In the Contest for Best Season...

For the first winter since 2005 I am not working outdoors. This has to be the main contributing factor to my sudden affection for the season. The only amount of time I spend in the cold are the seconds to minutes between my car and my destination. (If it's minutes, it's never even two) If it is even 2 minutes, it is 2 minutes in anticipation of some warm drink I will be consuming very shortly, with a book and/or friends, and potentially intellectual conversation, or fun meaningless banter about coffee, beards, or sports.

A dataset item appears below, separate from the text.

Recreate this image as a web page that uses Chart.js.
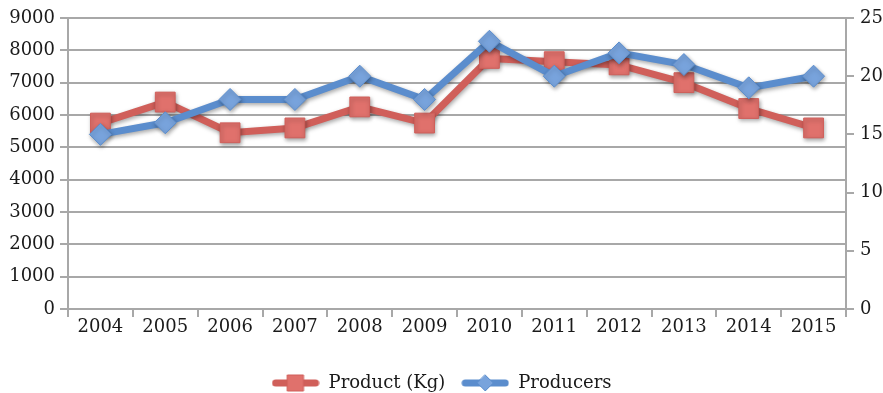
<!DOCTYPE html>
<html>
<head>
<meta charset="utf-8">
<script src="https://cdn.jsdelivr.net/npm/chart.js@4.4.1/dist/chart.umd.min.js"></script>
<style>
  html, body { margin: 0; padding: 0; background: #fff; }
  #wrap { width: 883px; height: 393px; }
</style>
</head>
<body>
<div id="wrap"><canvas id="chart"></canvas></div>
<script>
// --data-- //
const years = ['2004', '2005', '2006', '2007', '2008', '2009', '2010', '2011', '2012', '2013', '2014', '2015'];
const productKg = [5750, 6400, 5450, 5600, 6250, 5750, 7750, 7650, 7550, 7000, 6200, 5600];
const producers = [15, 16, 18, 18, 20, 18, 23, 20, 22, 21, 19, 20];
const leftTicks = [0, 1000, 2000, 3000, 4000, 5000, 6000, 7000, 8000, 9000];
const rightTicks = [0, 5, 10, 15, 20, 25];

const redLine = '#d05f5a';
const redFill = '#e0716c';
const blueLine = '#5b8dcd';
const blueFill = '#78a3dc';
const gridGray = '#a8a8a8';
const textColor = '#1a1a1a';
const fontFamily = '"DejaVu Serif", "Liberation Serif", serif';

// small canvas used as legend symbol: thick line with the marker in the middle
const legendSymbol = (line, fill, shape) => {
  const c = document.createElement('canvas');
  c.width = 48;
  c.height = 22;
  const g = c.getContext('2d');
  g.strokeStyle = line;
  g.lineWidth = 7;
  g.lineCap = 'round';
  g.beginPath();
  g.moveTo(4, 11);
  g.lineTo(44, 11);
  g.stroke();
  g.fillStyle = fill;
  g.strokeStyle = line;
  g.lineWidth = 1;
  g.beginPath();
  if (shape === 'rect') {
    g.rect(16, 3, 16, 16);
  } else {
    g.moveTo(24, 3);
    g.lineTo(32, 11);
    g.lineTo(24, 19);
    g.lineTo(16, 11);
    g.closePath();
  }
  g.fill();
  g.stroke();
  return c;
};

const shadowPlugin = {
  id: 'shadow',
  beforeDatasetsDraw(chart) {
    const ctx = chart.ctx;
    ctx.save();
    ctx.shadowColor = 'rgba(0,0,0,0.35)';
    ctx.shadowBlur = 4;
    ctx.shadowOffsetX = 1;
    ctx.shadowOffsetY = 2;
  },
  afterDatasetsDraw(chart) {
    chart.ctx.restore();
  }
};

const chart = new Chart(document.getElementById('chart'), {
  type: 'line',
  data: {
    labels: years,
    datasets: [{
      label: 'Product (Kg)',
      data: productKg,
      yAxisID: 'y',
      borderColor: redLine,
      backgroundColor: redFill,
      borderWidth: 7,
      pointStyle: 'rect',
      pointRadius: 14,
      pointBorderWidth: 1,
      pointBorderColor: redLine,
      pointBackgroundColor: redFill,
      tension: 0,
      order: 2
    }, {
      label: 'Producers',
      data: producers,
      yAxisID: 'y1',
      borderColor: blueLine,
      backgroundColor: blueFill,
      borderWidth: 7,
      pointStyle: 'rectRot',
      pointRadius: 11,
      pointBorderWidth: 1,
      pointBorderColor: blueLine,
      pointBackgroundColor: blueFill,
      tension: 0,
      order: 1
    }]
  },
  options: {
    responsive: true,
    maintainAspectRatio: false,
    animation: false,
    layout: { padding: { top: 18, bottom: -9, left: 0, right: 0 } },
    scales: {
      x: {
        offset: true,
        grid: {
          offset: true,
          drawOnChartArea: false,
          color: gridGray,
          lineWidth: 2,
          tickLength: 8
        },
        border: { color: gridGray, width: 2 },
        ticks: {
          color: textColor,
          font: { family: fontFamily, size: 18 },
          padding: 0,
          maxRotation: 0
        },
        afterFit: (s) => { s.height = 49; }
      },
      y: {
        position: 'left',
        min: 0,
        max: 9000,
        afterBuildTicks: (s) => { s.ticks = leftTicks.map(v => ({ value: v })); },
        grid: { color: gridGray, lineWidth: 2, tickLength: 8 },
        border: { color: gridGray, width: 2 },
        ticks: {
          color: textColor,
          font: { family: fontFamily, size: 18 },
          padding: 5,
          callback: (v) => String(v)
        },
        afterFit: (s) => { s.width = 68; }
      },
      y1: {
        position: 'right',
        min: 0,
        max: 25,
        afterBuildTicks: (s) => { s.ticks = rightTicks.map(v => ({ value: v })); },
        grid: { drawOnChartArea: false, color: gridGray, lineWidth: 2, tickLength: 8 },
        border: { color: gridGray, width: 2 },
        ticks: {
          color: textColor,
          font: { family: fontFamily, size: 18 },
          padding: 6,
          callback: (v) => String(v)
        },
        afterFit: (s) => { s.width = 37; }
      }
    },
    plugins: {
      tooltip: { enabled: false },
      legend: {
        position: 'bottom',
        labels: {
          usePointStyle: true,
          pointStyleWidth: 48,
          color: textColor,
          font: { family: fontFamily, size: 18 },
          padding: 16,
          generateLabels: (c) => c.data.datasets.map((ds, i) => ({
            text: ds.label,
            datasetIndex: i,
            fontColor: textColor,
            lineWidth: 0,
            pointStyle: i === 0 ? legendSymbol(redLine, redFill, 'rect') : legendSymbol(blueLine, blueFill, 'diamond')
          }))
        }
      }
    }
  },
  plugins: [shadowPlugin]
});
</script>
</body>
</html>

On my way to this presumably coffee laden location, I am wearing my new coat, new scarf, new sweater, and sweet hat.(I have never sounded more metrosexual).
Fall used to be the most appealing season to me, and probably will remain that way after the winter in Northeastern Pennsylvania finally ends somewhere in early May, and begins again the second week of October. And you will probably be hearing a different tune on this blog come post-march madness.
I have always declared Fall to be the best season. I love the mild conditions, the partly sunny days, and the re-busting out of the sweaters and hoodies. I love the colors, the smell of the air, the restart of academia on the college campuses, and gettin' ready for some football. But in NEPA it lasts for a week and a half.
Spring is fun, but its manic, and again short lived here in NEPA. There's the one day, where everything is suddenly alive again. It's like a religious revival. Exciting, but eventually disappointing, deflating, and grossly inauthentic. Spring exists to prepare us for summer, and make us forget that there's this drudgery called work that we all have to do, and we must always remember this if we wish to avoid letdown. Spring is the ultimate tease.
I'm a fan of books and sports. Both of which get kicked to the curb in the summer. I like baseball, but it is the only thing between quad-annual World Cups, and always crappy quad-annual Summer Olympics. And baseball just never ever ever ends. Maybe it was a good idea to play over a hundred games when it was America's pastime. America's sport is now Football and they play at most 20 Games, and when's it over people can't wait for September. By the time Baseball is done with their near 200 games, people are saying, "Oh, ___. If opening day comes before July, I'm going to purposely choke on a cracker jack." Books are not in vogue in the summer. People go hiking and climbing, and on horrible family vacations. (If someone has fond memories of family vacations, please let me know) There's this feeling pervading the summer atmosphere that says, "to relax indoors is stupid". Why? Because outside is an oven? I am not a fan of oppressive heat cured only by "thirst quenching" lemonade, or going to the pool. I am not a fan of swimming.
Now, when you were a kid, summer was awesome. Now as an adult, unless you're a teacher, you gotta go work in the hot summer sun, and it's oppressive no matter where you are in the populated places of North America.
And there you have my rundown of the seasons. Let me just point out some other things about winter, as it pertains to reading and viewing sports. Winter has the NFL playoffs, the Superbowl, the BCS Bowl Games, and March Madness. Are you kidding? Sports fans spend the months of January, February, and March in pure open mouthed ecstasy. Reading is off the chain in winter because it's too cold outside. After further review, in the contest for best season, it's a push between Fall and Winter. Considering that winter has hazardous roads, snow shoveling, and car scraping, and is really long, if winter was shorter and didn't include Valentine's Day, it would win, but barely. Official decision: Push.

2 comments:

Daniel lanton said...

You're right Matt. I did appreciate this post.

Matthew said...

Wait. This wasn't the one you were supposed to read.